Friday, October 1, 2010
Your Choice: Digital Privacy or Ads that Don't Suck
What would you rather have, a plethora of door-to-door salesmen that continually push their way into your house, trying to sell you things you don't need? Or a close, trusted friend overhearing you muttering about needing a specific widget and giving you a tip on where they got theirs? This is basically the continuum of advertising. An onslaught of messages about everything you need and everything you don't at all times, vs. a valuable pointer to a specific product that fits your needs, when - and only when - you need it. I'd vote for the latter. I think most people would. Most advertisers would prefer to offer the latter approach. Everybody wins, right?
Sure, but you'll have to kiss your digital privacy goodbye.
Google ads (Pay Per Click or PPC) are kind of an advertiser's dream. They show up about a product when a person is actually looking for that product, and the advertiser is only billed if the viewer bites. It's trackable, relevant and non-intrusive. But advertisers who limit themselves to PPC are not going to bring in the numbers. People go other places for information. Friends, blogs, forums. Places where conversations are happening about the subject in question. So how do advertisers keep that relevancy and get more exposure to their potential customers?

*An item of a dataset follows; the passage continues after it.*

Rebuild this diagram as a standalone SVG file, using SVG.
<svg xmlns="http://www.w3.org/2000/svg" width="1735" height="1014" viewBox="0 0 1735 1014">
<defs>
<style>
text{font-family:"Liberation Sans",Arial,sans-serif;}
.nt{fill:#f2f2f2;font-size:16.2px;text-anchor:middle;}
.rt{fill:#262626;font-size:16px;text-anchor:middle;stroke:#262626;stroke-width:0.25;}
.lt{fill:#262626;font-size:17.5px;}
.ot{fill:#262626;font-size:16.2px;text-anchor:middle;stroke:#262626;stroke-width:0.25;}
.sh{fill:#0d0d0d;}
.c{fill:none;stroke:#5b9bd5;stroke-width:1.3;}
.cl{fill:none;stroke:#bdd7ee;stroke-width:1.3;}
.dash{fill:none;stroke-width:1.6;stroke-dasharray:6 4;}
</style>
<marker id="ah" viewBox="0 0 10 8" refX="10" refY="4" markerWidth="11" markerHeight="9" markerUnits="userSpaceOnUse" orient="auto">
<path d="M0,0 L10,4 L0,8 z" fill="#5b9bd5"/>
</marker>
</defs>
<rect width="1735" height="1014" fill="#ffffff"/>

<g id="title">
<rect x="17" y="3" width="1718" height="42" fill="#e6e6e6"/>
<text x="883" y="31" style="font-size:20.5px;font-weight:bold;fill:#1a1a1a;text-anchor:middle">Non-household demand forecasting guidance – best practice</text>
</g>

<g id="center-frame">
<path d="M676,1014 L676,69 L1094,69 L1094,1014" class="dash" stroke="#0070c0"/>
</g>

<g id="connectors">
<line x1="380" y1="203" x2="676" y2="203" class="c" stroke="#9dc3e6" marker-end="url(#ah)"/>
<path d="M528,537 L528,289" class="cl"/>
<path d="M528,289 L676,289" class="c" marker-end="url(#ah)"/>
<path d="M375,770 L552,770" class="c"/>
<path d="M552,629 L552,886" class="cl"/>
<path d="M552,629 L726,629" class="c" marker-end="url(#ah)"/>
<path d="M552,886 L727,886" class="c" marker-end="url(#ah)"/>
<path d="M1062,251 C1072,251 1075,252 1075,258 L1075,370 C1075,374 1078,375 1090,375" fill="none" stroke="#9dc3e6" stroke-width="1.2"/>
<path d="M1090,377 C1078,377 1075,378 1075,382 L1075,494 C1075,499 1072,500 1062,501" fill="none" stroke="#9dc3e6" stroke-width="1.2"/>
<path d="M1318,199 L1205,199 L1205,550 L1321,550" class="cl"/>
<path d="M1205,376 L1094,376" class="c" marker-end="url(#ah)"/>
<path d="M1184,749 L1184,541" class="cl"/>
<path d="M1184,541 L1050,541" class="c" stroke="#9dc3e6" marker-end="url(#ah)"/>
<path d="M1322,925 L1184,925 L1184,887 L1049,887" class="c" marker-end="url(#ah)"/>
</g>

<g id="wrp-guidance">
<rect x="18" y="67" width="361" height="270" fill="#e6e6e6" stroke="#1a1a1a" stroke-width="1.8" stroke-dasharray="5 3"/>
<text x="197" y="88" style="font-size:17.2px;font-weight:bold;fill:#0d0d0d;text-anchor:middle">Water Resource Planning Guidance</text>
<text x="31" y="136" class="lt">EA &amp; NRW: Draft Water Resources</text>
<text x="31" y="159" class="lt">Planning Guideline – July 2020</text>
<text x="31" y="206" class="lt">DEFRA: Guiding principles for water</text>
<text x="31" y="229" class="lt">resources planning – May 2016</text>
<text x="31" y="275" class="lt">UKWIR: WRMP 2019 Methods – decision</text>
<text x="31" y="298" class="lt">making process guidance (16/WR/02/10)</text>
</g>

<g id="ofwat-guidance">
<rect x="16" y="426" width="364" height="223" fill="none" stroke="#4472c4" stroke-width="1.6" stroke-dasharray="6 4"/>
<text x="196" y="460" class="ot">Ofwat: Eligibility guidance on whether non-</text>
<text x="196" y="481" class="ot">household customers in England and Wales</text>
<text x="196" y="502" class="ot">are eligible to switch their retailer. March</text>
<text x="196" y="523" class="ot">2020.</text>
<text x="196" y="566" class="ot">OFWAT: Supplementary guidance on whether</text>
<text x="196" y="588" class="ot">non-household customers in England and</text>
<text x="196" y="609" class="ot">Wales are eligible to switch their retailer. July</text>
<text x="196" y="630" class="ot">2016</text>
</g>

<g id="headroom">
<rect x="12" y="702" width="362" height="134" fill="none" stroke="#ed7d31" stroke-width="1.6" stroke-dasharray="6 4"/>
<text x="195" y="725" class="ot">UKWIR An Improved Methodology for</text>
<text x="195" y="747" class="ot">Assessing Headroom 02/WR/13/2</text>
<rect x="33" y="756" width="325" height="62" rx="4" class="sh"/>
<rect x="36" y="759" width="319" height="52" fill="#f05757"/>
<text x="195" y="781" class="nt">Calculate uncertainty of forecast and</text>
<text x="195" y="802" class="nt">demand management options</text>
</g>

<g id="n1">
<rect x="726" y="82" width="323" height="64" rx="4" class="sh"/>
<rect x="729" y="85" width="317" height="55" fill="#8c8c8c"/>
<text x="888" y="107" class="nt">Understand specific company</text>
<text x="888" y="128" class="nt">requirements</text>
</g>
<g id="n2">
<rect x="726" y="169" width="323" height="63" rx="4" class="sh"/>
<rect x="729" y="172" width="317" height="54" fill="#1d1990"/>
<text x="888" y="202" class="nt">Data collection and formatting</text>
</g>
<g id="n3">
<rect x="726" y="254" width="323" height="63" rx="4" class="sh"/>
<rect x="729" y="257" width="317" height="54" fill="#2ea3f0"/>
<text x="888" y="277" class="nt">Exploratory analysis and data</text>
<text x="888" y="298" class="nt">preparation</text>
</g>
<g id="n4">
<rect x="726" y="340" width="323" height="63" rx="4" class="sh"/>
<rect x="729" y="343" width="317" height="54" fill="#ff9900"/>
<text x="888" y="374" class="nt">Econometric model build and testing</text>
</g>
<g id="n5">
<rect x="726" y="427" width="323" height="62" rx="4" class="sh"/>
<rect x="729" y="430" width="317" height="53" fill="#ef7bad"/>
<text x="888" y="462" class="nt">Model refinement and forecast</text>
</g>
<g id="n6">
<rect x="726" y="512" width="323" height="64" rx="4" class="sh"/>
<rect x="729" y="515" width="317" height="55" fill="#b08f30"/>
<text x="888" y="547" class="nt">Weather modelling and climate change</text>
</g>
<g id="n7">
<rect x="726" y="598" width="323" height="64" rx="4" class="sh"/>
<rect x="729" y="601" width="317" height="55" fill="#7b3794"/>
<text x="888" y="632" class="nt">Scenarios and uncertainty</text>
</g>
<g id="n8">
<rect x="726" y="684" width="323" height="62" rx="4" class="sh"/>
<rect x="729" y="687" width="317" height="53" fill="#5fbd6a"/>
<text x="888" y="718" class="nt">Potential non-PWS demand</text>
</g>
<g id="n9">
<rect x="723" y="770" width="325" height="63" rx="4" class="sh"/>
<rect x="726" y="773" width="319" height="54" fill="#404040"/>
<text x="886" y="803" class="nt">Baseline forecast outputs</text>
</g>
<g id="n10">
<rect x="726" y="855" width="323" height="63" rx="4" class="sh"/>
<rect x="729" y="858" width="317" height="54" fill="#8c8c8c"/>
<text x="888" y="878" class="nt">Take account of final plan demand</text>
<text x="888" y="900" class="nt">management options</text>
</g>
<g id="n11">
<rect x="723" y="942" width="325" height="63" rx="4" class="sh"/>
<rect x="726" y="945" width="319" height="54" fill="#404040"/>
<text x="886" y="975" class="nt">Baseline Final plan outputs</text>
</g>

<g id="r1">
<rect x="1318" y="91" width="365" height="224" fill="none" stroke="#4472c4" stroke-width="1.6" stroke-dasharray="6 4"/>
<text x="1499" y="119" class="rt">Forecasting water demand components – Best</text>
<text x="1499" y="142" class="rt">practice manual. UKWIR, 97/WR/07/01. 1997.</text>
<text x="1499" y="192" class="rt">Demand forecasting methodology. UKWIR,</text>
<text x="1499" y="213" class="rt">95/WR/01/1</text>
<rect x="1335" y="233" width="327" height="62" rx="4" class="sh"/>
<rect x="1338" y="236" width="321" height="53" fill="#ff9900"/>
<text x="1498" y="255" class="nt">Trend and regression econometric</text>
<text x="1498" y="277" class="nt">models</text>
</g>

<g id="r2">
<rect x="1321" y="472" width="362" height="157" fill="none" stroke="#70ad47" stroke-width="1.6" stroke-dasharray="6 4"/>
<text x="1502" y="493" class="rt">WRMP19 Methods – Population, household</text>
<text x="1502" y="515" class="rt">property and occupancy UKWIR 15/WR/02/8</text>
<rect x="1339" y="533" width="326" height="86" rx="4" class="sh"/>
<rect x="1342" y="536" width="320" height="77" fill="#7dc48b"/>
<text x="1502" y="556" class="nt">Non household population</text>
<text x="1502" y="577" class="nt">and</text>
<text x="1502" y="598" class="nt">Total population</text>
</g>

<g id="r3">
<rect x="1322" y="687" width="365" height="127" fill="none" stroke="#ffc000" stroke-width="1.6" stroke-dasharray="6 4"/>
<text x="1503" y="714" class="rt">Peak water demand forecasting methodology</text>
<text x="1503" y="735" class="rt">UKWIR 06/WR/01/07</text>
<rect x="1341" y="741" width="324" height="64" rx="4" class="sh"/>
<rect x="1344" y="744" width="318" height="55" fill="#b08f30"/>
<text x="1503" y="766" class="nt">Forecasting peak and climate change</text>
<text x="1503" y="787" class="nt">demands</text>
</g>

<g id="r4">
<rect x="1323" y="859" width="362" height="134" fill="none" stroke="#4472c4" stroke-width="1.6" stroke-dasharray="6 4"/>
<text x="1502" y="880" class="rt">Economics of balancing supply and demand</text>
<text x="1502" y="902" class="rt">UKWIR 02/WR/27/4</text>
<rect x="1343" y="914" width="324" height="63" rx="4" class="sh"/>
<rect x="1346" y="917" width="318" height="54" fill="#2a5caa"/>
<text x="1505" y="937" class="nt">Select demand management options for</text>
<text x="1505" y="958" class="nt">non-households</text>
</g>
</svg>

Facebook has been running ads for quite some time. They're pretty low-cost and a couple years ago, started becoming quite targeted. If a woman changed her status from 'Single' to 'Engaged' they started seeing more ads for wedding photographers and honeymoon getaways. This is a good thing, in theory. If you had just been jilted at the altar the last thing you would want to see is a bunch of ads for wedding services. But to give you these relevant ads, advertisers need to know a few things about you. The more they know, the more the ads serve you and them.
Relevance is good, but at what cost? If an advertiser knows absolutely everything about you, they're not going to waste your time and their dollar trying to sell you something you would never buy. Awesome. But then someone you've never met who may have any sort of scruples now knows everything about you. And who knows what they'll do with that information. Or even if their intentions are pristine, are they keeping that information secure? Once your preferences, address, statistics and other information is out there, well, it's out there. Somewhere. And the new generation of digital criminals have quite the arsenal to crack into that information with.
But the other end of the scale promotes more noise, more chaos, more volume. It means more intrusion, like Times Square and less value in the advertising message.
So how do we balance the scale? Can we get the best of both worlds? Can we eliminate the shotgun tactics of mass advertising and focus on valuable, targeted advertising, while still protecting our privacy. Is it even possible? And if so, how?